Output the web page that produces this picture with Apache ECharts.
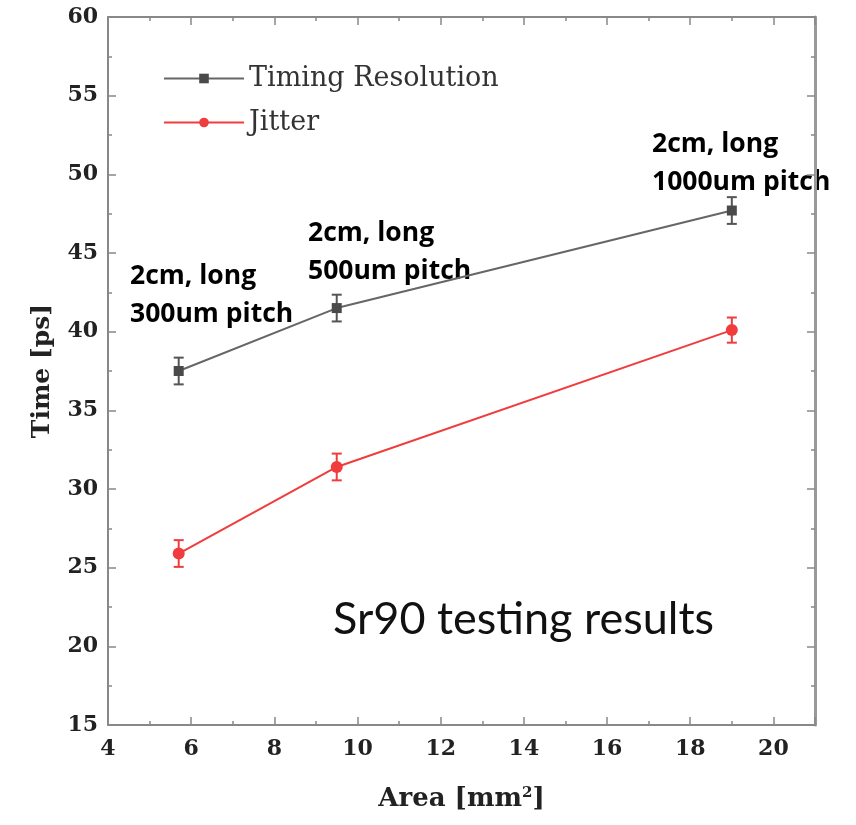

...

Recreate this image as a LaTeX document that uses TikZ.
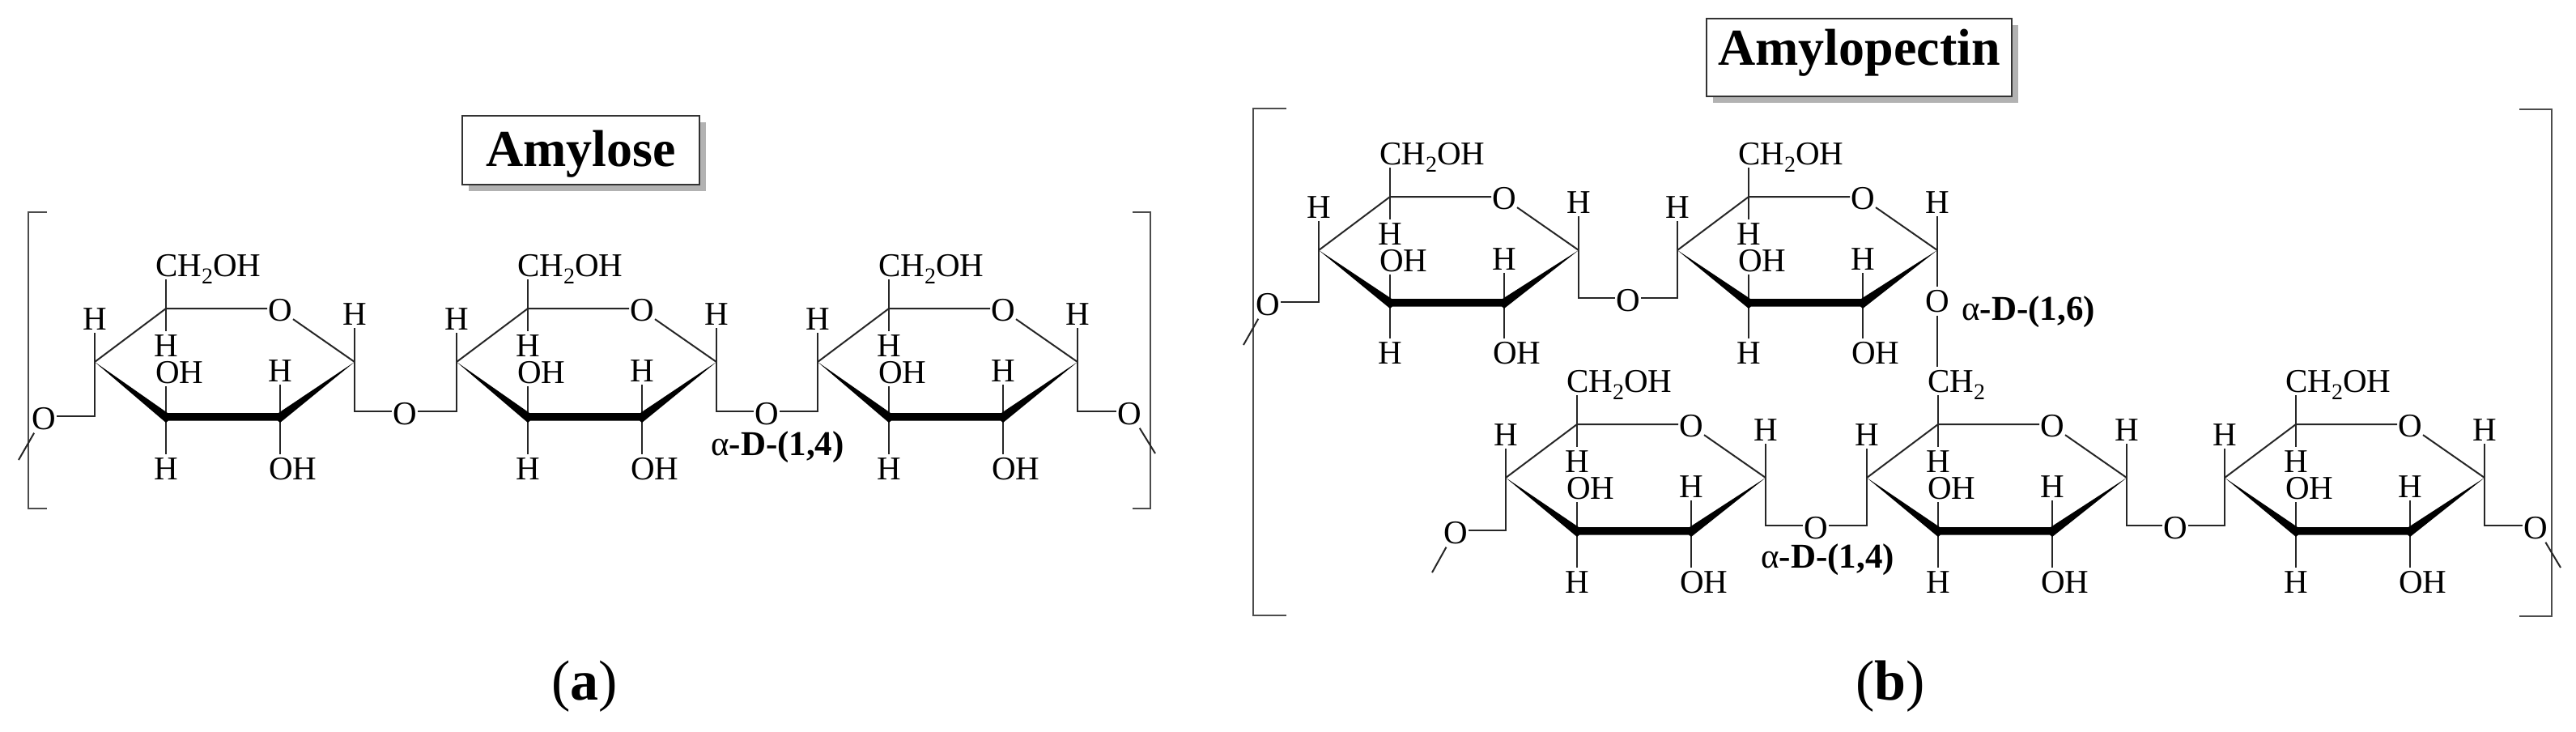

--

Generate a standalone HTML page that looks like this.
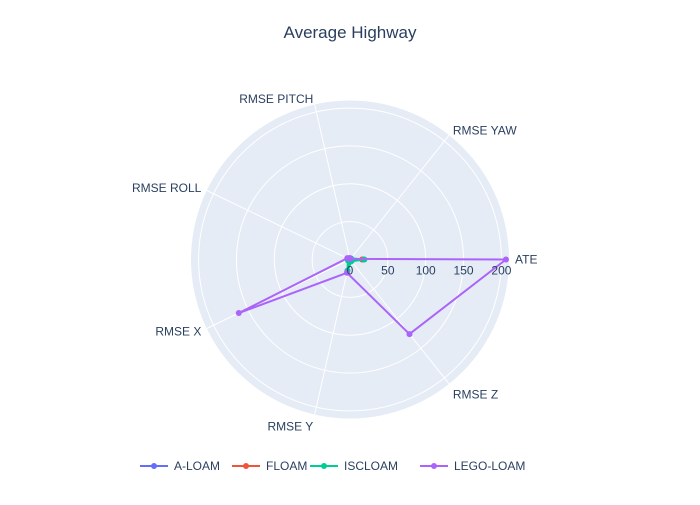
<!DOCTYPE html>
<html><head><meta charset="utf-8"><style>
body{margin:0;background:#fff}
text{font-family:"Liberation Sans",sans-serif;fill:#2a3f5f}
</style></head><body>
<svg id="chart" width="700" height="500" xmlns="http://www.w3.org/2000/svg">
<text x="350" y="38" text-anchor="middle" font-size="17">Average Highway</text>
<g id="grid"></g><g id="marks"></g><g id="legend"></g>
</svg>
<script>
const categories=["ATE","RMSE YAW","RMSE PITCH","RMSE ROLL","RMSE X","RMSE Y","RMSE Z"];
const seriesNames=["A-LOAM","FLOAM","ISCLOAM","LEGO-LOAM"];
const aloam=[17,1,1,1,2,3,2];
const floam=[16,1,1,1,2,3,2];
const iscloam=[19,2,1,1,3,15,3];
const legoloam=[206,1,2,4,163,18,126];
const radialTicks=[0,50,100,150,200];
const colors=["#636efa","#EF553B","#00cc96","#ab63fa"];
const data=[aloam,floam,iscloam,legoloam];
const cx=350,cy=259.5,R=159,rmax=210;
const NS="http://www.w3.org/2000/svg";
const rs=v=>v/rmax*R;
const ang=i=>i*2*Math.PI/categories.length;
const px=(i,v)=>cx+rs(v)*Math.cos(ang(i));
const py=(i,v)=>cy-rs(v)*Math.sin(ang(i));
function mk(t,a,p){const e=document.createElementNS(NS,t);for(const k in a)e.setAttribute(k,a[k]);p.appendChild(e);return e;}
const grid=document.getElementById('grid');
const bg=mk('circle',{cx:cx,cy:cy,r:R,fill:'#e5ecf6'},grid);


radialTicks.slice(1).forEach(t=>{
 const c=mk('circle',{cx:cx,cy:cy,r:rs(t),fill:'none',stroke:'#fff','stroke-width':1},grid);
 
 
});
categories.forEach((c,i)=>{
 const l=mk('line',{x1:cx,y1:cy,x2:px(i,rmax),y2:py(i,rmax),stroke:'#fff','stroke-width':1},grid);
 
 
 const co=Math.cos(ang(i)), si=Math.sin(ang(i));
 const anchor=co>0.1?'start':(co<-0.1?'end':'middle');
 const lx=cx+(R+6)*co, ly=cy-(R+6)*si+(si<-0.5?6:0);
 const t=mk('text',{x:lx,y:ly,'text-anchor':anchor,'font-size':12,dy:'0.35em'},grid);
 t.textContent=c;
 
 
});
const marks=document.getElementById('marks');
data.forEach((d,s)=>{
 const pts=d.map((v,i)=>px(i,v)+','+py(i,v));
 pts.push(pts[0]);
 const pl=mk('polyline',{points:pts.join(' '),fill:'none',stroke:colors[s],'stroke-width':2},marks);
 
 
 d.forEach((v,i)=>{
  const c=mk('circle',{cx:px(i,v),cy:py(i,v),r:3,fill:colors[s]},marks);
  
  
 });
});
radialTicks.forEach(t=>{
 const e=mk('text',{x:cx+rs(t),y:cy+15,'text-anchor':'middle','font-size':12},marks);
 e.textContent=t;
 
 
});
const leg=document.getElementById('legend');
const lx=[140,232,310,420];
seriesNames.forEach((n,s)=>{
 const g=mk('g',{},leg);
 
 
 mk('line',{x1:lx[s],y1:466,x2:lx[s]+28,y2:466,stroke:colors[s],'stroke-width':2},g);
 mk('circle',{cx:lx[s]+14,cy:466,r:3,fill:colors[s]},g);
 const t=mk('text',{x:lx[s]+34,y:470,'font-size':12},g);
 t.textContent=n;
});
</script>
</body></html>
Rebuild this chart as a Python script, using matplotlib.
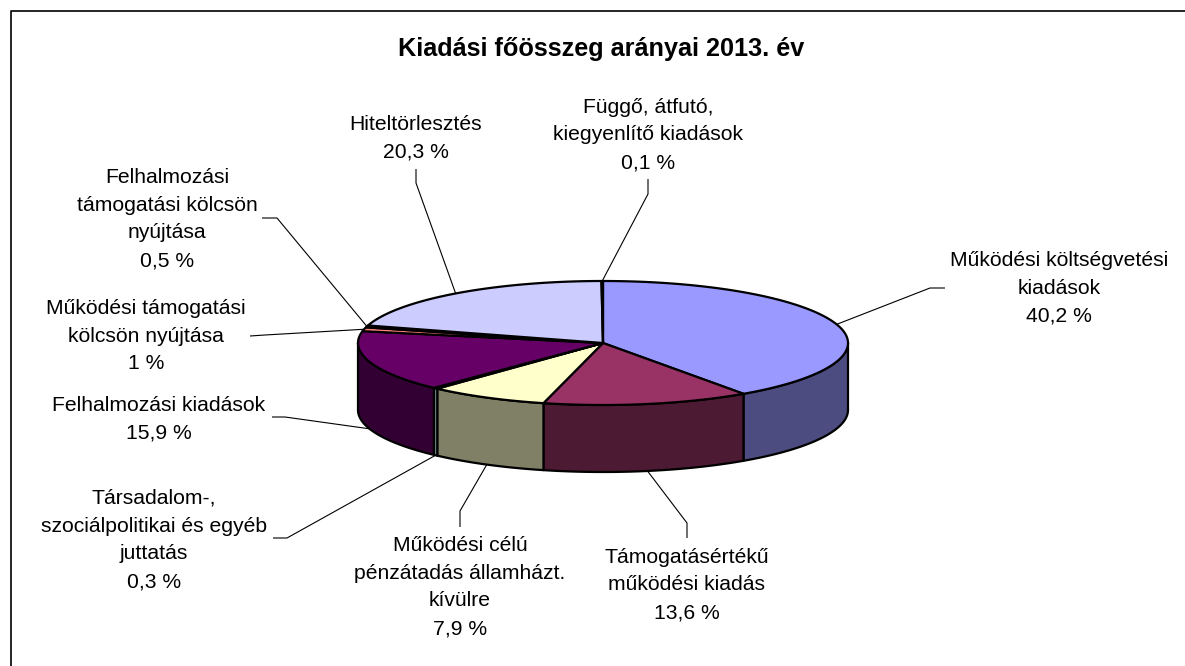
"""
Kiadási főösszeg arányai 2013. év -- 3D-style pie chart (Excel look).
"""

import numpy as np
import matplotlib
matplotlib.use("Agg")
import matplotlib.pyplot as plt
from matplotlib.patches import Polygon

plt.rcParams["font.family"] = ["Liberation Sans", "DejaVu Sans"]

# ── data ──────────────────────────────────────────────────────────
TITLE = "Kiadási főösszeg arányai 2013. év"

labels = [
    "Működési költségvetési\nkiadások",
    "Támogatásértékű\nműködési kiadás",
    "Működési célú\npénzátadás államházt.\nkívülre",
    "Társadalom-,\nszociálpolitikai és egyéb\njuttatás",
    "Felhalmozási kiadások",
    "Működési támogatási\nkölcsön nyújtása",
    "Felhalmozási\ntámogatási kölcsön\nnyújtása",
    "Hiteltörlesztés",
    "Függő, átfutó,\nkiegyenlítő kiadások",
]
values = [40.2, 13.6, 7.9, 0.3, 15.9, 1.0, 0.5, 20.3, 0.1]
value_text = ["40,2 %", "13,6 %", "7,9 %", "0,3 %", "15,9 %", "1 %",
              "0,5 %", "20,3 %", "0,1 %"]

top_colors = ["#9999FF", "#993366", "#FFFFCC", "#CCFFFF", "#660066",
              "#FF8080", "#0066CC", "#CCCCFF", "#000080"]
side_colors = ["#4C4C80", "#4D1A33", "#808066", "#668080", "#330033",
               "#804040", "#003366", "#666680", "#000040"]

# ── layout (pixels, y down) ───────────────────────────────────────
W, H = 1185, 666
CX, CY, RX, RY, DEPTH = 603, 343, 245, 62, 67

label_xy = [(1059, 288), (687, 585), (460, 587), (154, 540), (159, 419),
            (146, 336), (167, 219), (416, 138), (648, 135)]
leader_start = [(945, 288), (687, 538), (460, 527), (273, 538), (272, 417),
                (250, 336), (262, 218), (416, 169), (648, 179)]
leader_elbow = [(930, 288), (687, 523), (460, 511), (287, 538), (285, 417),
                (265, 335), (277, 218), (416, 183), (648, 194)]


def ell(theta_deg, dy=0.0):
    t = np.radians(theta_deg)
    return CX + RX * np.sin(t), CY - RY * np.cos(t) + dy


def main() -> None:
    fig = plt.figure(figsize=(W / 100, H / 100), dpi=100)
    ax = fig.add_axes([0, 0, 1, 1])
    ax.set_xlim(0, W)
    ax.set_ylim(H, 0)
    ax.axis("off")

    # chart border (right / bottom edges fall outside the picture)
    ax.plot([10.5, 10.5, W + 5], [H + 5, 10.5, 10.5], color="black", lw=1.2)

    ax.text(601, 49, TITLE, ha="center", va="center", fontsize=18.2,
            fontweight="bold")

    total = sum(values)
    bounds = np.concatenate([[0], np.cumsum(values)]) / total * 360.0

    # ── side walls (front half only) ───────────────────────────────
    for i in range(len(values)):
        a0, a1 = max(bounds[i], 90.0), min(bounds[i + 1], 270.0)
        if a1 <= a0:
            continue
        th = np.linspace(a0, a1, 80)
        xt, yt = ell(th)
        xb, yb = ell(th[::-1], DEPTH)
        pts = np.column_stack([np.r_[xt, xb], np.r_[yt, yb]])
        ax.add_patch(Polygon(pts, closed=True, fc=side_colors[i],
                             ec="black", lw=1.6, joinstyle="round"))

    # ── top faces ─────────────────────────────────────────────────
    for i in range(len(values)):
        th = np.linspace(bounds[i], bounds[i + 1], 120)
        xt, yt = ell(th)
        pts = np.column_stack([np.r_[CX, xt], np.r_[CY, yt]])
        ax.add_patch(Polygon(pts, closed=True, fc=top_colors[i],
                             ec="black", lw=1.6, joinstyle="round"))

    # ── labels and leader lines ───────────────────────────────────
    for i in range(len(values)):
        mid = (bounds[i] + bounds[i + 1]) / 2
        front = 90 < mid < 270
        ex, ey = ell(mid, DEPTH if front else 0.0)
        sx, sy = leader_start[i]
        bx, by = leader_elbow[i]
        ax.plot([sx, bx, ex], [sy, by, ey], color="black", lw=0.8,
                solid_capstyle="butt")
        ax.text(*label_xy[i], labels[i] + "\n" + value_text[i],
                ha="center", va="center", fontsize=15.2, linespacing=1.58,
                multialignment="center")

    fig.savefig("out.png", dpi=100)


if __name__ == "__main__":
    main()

▶ **WHAT IS EXPECTED**
Identify the lines in the entries that hold "this" and return each one.

▶ **THE RESPONSE**
Output the web page that produces this picture with Apache ECharts.
Recreate this image as a LaTeX document that uses TikZ.
Generate a standalone HTML page that looks like this.
Rebuild this chart as a Python script, using matplotlib.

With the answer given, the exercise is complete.